I started working in an off-licence at the start of December as a part-time job doing 7+ hours a week. I'm 18 and I'm still in education, though in September that could all change and I might have to leave my job and move away. Though, I might still be at home for another 2 years in college to work on and improve my A Levels which means I'll be keeping the job.
So far it's going ok and I'm still being trained. We sell alcohol and tobacco and we're always strict about who we sell to especially if they look underage or if they come in drunk as it's our policy to refuse anyone who we deem unresponsible.
I enjoy my part-time job and it's my first ever job.
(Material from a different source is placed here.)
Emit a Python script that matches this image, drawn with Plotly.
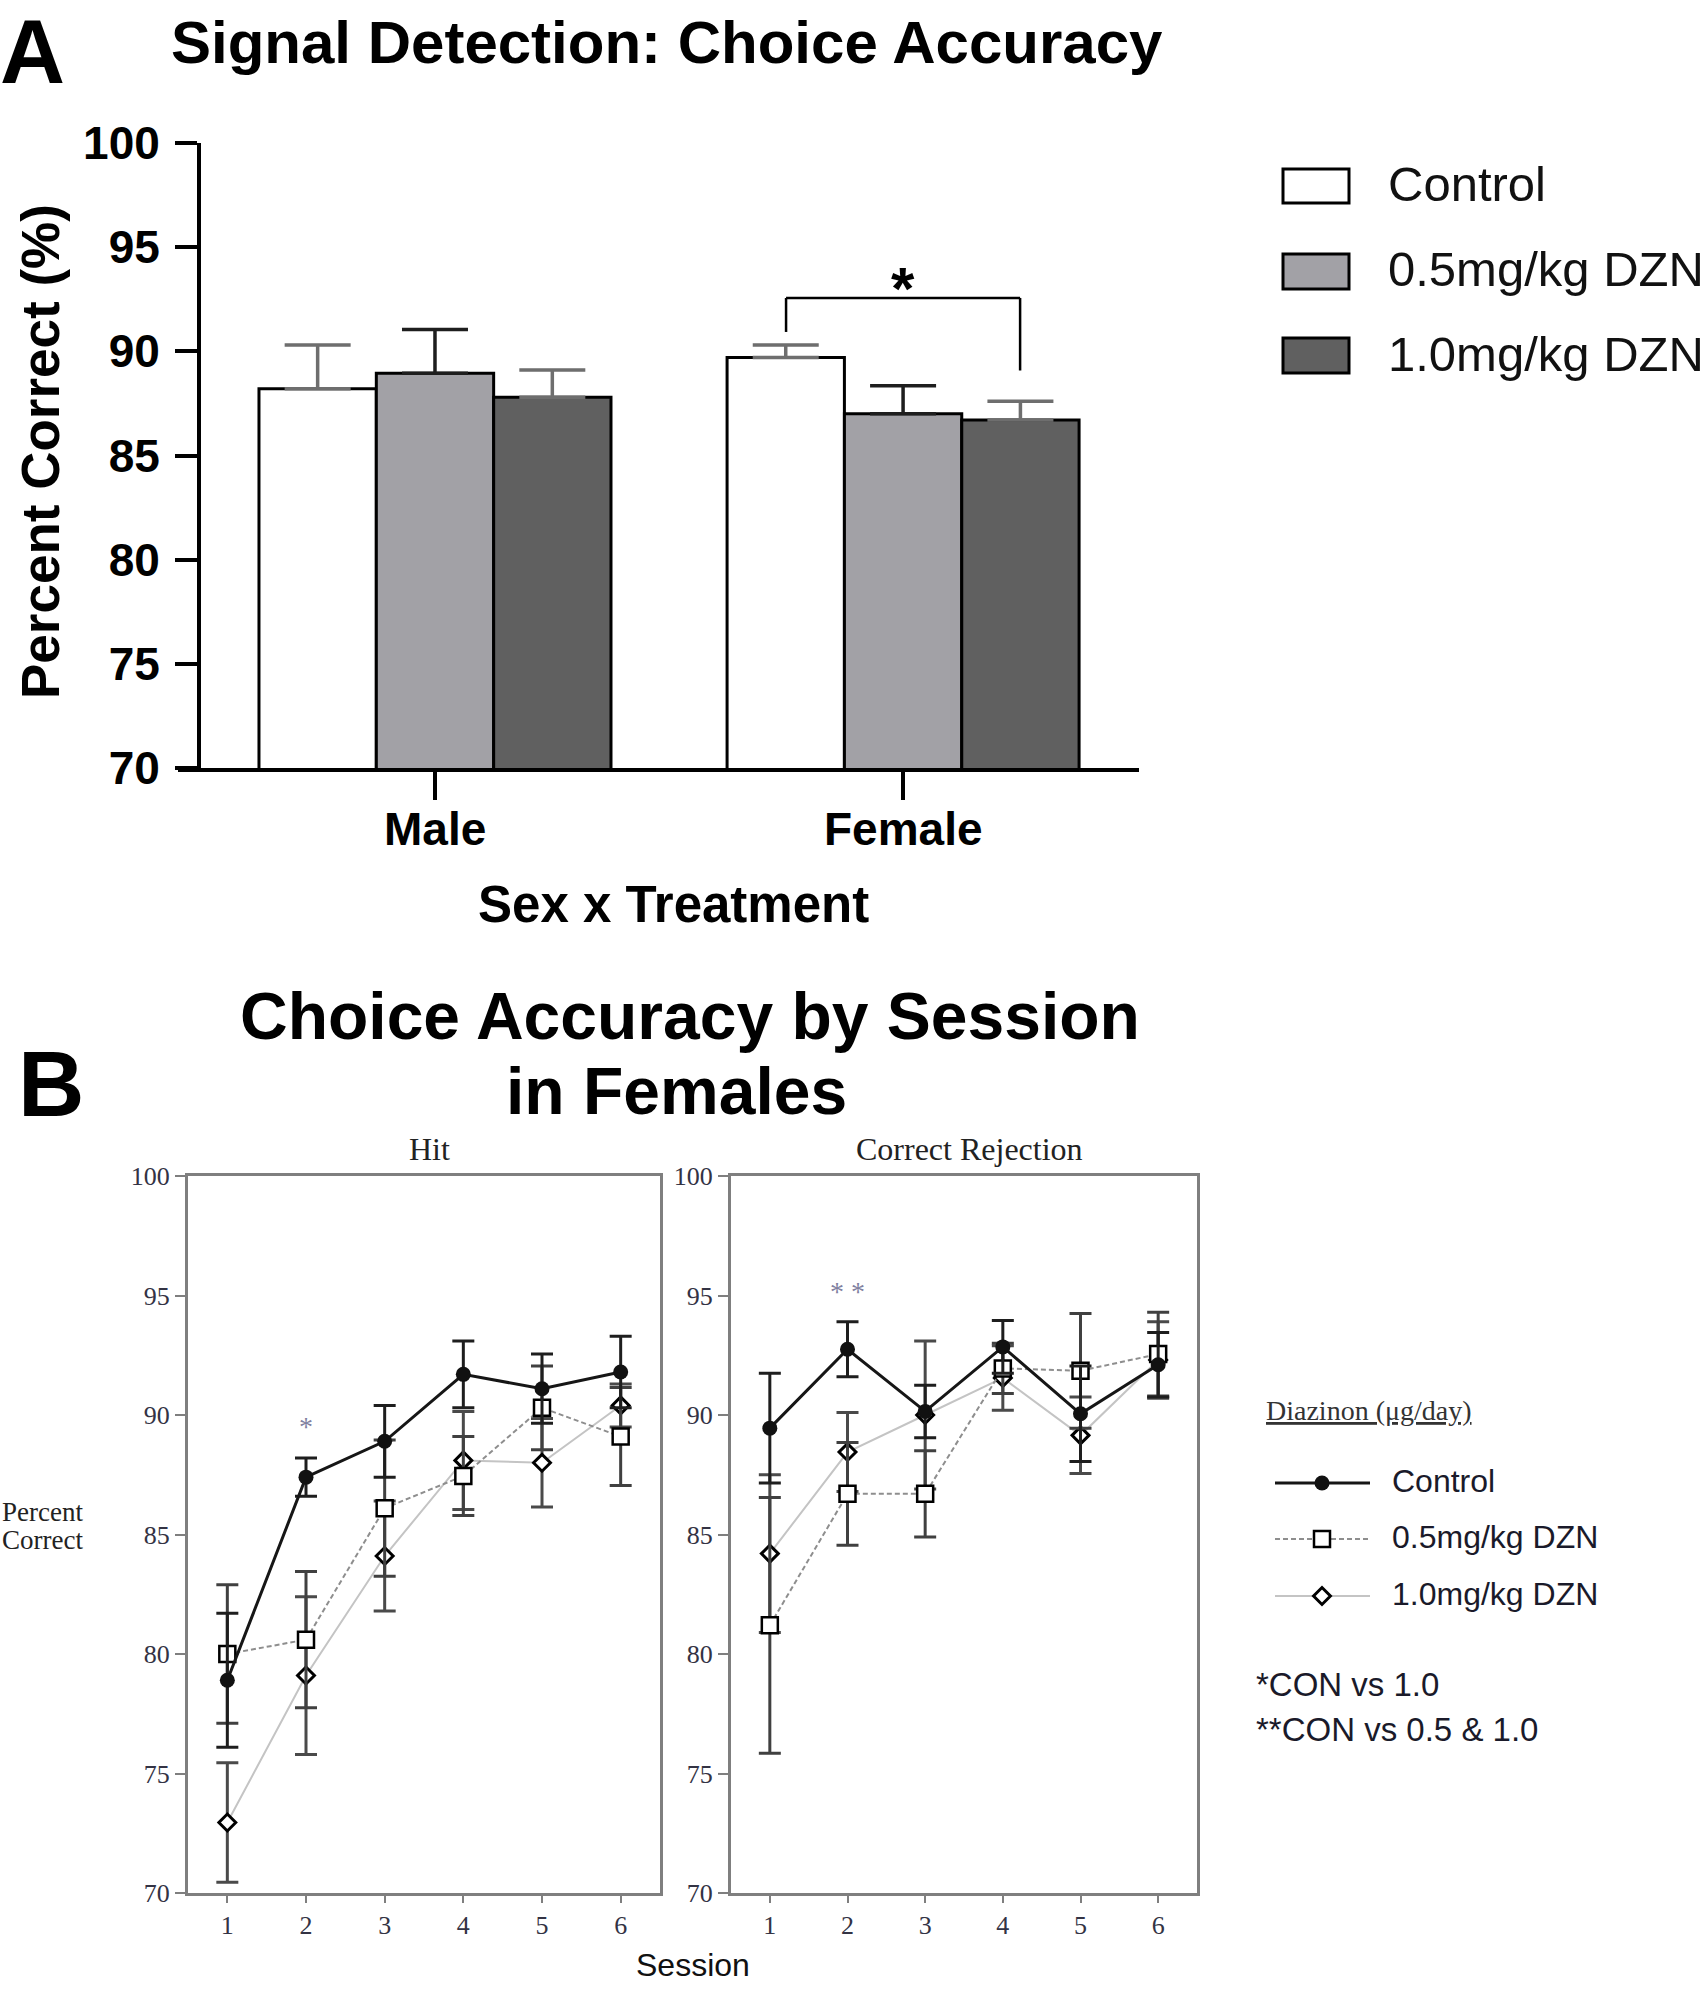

I enjoy dealing with the public especially the friendly local ones who stand and talk to you for a while and the responsibility of dealing with money. I wanted the job for gaining experience and having responsibilities and something to add to my CV to help me along in my career. The money side of things is just a bonus which will help me with my studies and help me become independent.
I dip in and out of Buddhism which I don't know if it's good or bad and I know I should really try a bit harder live by Buddha's teachings but I feel that maybe I've taken the wrong step in life and should have at least found a job in not selling alcohol and tobacco. I don't feel bad at the time when selling to people but when I reflect on the teachings I start to feel bad. Will it affect my Karma and things? What should I do? I don't really want to leave my job because I've only just started.
Thank you for taking your time to read!